Because interplanetary missions can take a decade to plan and build, Mars scientists say time is running out to fund the two probes.

“The Mars program is now in a trajectory to, in effect, go out of business,” said Scott Hubbard, a Stanford University professor who revitalized NASA’s Mars exploration program after two missions to the planet failed in 1999. “That would be a tragedy.”

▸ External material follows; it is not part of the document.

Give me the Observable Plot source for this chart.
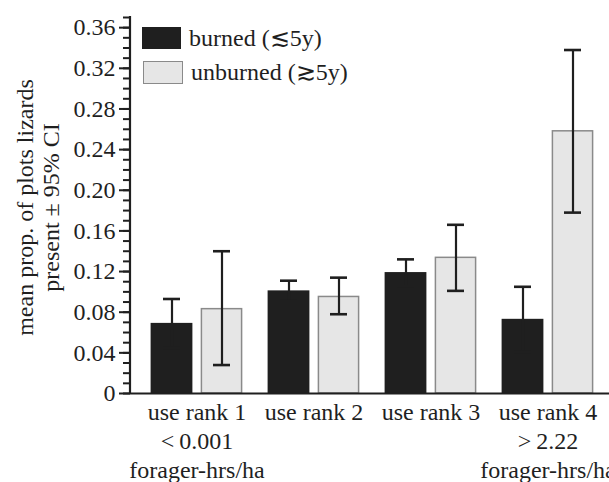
<!DOCTYPE html>
<html><head><meta charset="utf-8">
<script src="https://cdn.jsdelivr.net/npm/d3@7"></script>
<script src="https://cdn.jsdelivr.net/npm/@observablehq/plot@0.6"></script>
<style>
html,body{margin:0;padding:0;background:#fff;overflow:hidden;}
#wrap{position:relative;width:609px;height:482px;font-family:"Liberation Serif","DejaVu Serif",serif;color:#1f1f1f;}
#wrap svg text{font-family:"Liberation Serif","DejaVu Serif",serif;}
.leg{position:absolute;display:flex;align-items:center;font-size:24px;line-height:1;white-space:nowrap;}
.sw{display:inline-block;box-sizing:border-box;margin-right:8px;}
</style></head><body><div id="wrap"></div>
<script>
const groups = ["use rank 1\n<\u20090.001\nforager-hrs/ha", "use rank 2", "use rank 3", "use rank 4\n>\u20092.22\nforager-hrs/ha"];
const seriesNames = ["burned (\u22725y)", "unburned (\u22735y)"];
const burnedMean = [0.069, 0.101, 0.119, 0.073];
const burnedLower = [0.045, 0.091, 0.106, 0.041];
const burnedUpper = [0.093, 0.111, 0.132, 0.105];
const unburnedMean = [0.083, 0.095, 0.1335, 0.258];
const unburnedLower = [0.028, 0.078, 0.101, 0.178];
const unburnedUpper = [0.140, 0.114, 0.166, 0.338];
const yDomain = [0, 0.37];
const yMajorTicks = [0, 0.04, 0.08, 0.12, 0.16, 0.20, 0.24, 0.28, 0.32, 0.36];
const yMajorLabels = ["0", "0.04", "0.08", "0.12", "0.16", "0.20", "0.24", "0.28", "0.32", "0.36"];
const yMinorTicks = d3.range(0, 38).map(i => i / 100);
const yTitle = "mean prop. of plots lizards\npresent \u00b1 95% CI";

const burnedRows = groups.map((g, i) => ({group: g, mean: burnedMean[i], lo: burnedLower[i], hi: burnedUpper[i]}));
const unburnedRows = groups.map((g, i) => ({group: g, mean: unburnedMean[i], lo: unburnedLower[i], hi: unburnedUpper[i]}));

const serif = '"Liberation Serif", "DejaVu Serif", serif';
const ink = "#1f1f1f";
const blackFill = "#1f1f1f";
const grayFill = "#e6e6e6";
const grayStroke = "#8a8a8a";

const chart = Plot.plot({
  width: 609,
  height: 482,
  marginLeft: 130,
  marginRight: 0,
  marginTop: 17,
  marginBottom: 89,
  style: {fontFamily: serif, fontSize: "24px", color: ink, background: "white", overflow: "hidden"},
  x: {domain: groups, paddingInner: 0, paddingOuter: 0.042, align: 0.727, axis: null},
  y: {domain: yDomain, axis: null},
  marks: [
    Plot.barY(burnedRows, {x: "group", y: "mean", fill: blackFill, dx: -25, insetLeft: 37.6, insetRight: 37.6}),
    Plot.barY(unburnedRows, {x: "group", y: "mean", fill: grayFill, stroke: grayStroke, strokeWidth: 1.5, dx: 25, insetLeft: 38.4, insetRight: 38.4}),
    Plot.ruleX(burnedRows, {x: "group", y1: "lo", y2: "hi", dx: -25, stroke: ink, strokeWidth: 2.2}),
    Plot.tickY(burnedRows, {x: "group", y: "hi", dx: -25, insetLeft: 50, insetRight: 50, stroke: ink, strokeWidth: 2.6}),
    Plot.tickY(burnedRows, {x: "group", y: "lo", dx: -25, insetLeft: 50, insetRight: 50, stroke: ink, strokeWidth: 2.6}),
    Plot.ruleX(unburnedRows, {x: "group", y1: "lo", y2: "hi", dx: 25, stroke: ink, strokeWidth: 2.2}),
    Plot.tickY(unburnedRows, {x: "group", y: "hi", dx: 25, insetLeft: 50, insetRight: 50, stroke: ink, strokeWidth: 2.6}),
    Plot.tickY(unburnedRows, {x: "group", y: "lo", dx: 25, insetLeft: 50, insetRight: 50, stroke: ink, strokeWidth: 2.6}),
    Plot.ruleY([0], {stroke: ink, strokeWidth: 2}),
    (index, scales, values, dims) => {
      const ln = document.createElementNS("http://www.w3.org/2000/svg", "line");
      ln.setAttribute("x1", dims.marginLeft);
      ln.setAttribute("x2", dims.marginLeft);
      ln.setAttribute("y1", scales.y(yDomain[1]) - 1);
      ln.setAttribute("y2", scales.y(0) + 1);
      ln.setAttribute("stroke", ink);
      ln.setAttribute("stroke-width", 2.2);
      return ln;
    },
    Plot.axisY({ticks: yMinorTicks, tickSize: 7, tickFormat: () => "", stroke: ink, strokeWidth: 2, label: null}),
    Plot.axisY({ticks: yMajorTicks, tickSize: 11, tickPadding: 4, tickFormat: d => yMajorLabels[yMajorTicks.indexOf(d)], fontSize: 24, fontFamily: serif, fill: ink, stroke: ink, strokeWidth: 2, label: null}),
    Plot.axisX({tickSize: 0, tickPadding: 6, fontSize: 24, fontFamily: serif, lineHeight: 1.2, fill: ink, label: null}),
    Plot.text([yTitle], {frameAnchor: "left", rotate: -90, dx: -93, dy: 2, lineHeight: 1.1, fontSize: 24, fontFamily: serif, fill: ink, textAnchor: "middle"})
  ]
});

const wrap = document.getElementById("wrap");
wrap.appendChild(chart);

const legendItems = [
  {label: seriesNames[0], top: 26, left: 142, w: 39, h: 22, fill: blackFill, stroke: "none"},
  {label: seriesNames[1], top: 60, left: 143, w: 40, h: 23, fill: grayFill, stroke: grayStroke}
];
for (const it of legendItems) {
  const row = document.createElement("div");
  row.className = "leg";
  row.style.top = it.top + "px";
  row.style.left = it.left + "px";
  const sw = document.createElement("span");
  sw.className = "sw";
  sw.style.width = it.w + "px";
  sw.style.height = it.h + "px";
  sw.style.background = it.fill;
  sw.style.border = it.stroke === "none" ? "none" : "1.5px solid " + it.stroke;
  const tx = document.createElement("span");
  tx.textContent = it.label;
  row.appendChild(sw);
  row.appendChild(tx);
  wrap.appendChild(row);
}
</script>
</body></html>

White House officials said no decision to kill the Mars program has been made. The administration is deliberating how to mete out NASA’s uncertain budget, said Rick Weiss, a spokesman for the White House Office of Science and Technology Policy,

On Thursday, the Senate and House began negotiating the NASA budget for fiscal year 2012. The Senate version, passed earlier in the week, would provide $17.9 billion, including $1.5 billion for the planetary science division, which houses the Mars program. The Republican-led House wants to cut the agency budget to $16.8 billion.

“It would not be appropriate to discuss detailed budget outcomes while deliberations are ongoing,” Weiss said in an e-mailed statement Friday. “Even in these times of fiscal restraint, President Obama has laid out an ambitious plan of exploration and discovery for NASA that includes . . . robotic missions as well as the ultimate goal of a human mission to Mars.”

But the Mars campaign faces intense pressures as NASA seeks to finish the hugely over-budget James Webb Space Telescope and build a giant new rocket, the Space Launch System, which was announced in September.

For now, NASA is moving ahead with planning the 2016 and 2018 Mars missions, the next steps in an effort to deliver a huge scientific prize to Earth: Precious canisters of Martian rocks and soil.

“There’s broad consensus that Mars once had a habitable environment,” said veteran Mars explorer Jim Bell, president of the Planetary Society. “It may still be habitable below the surface.”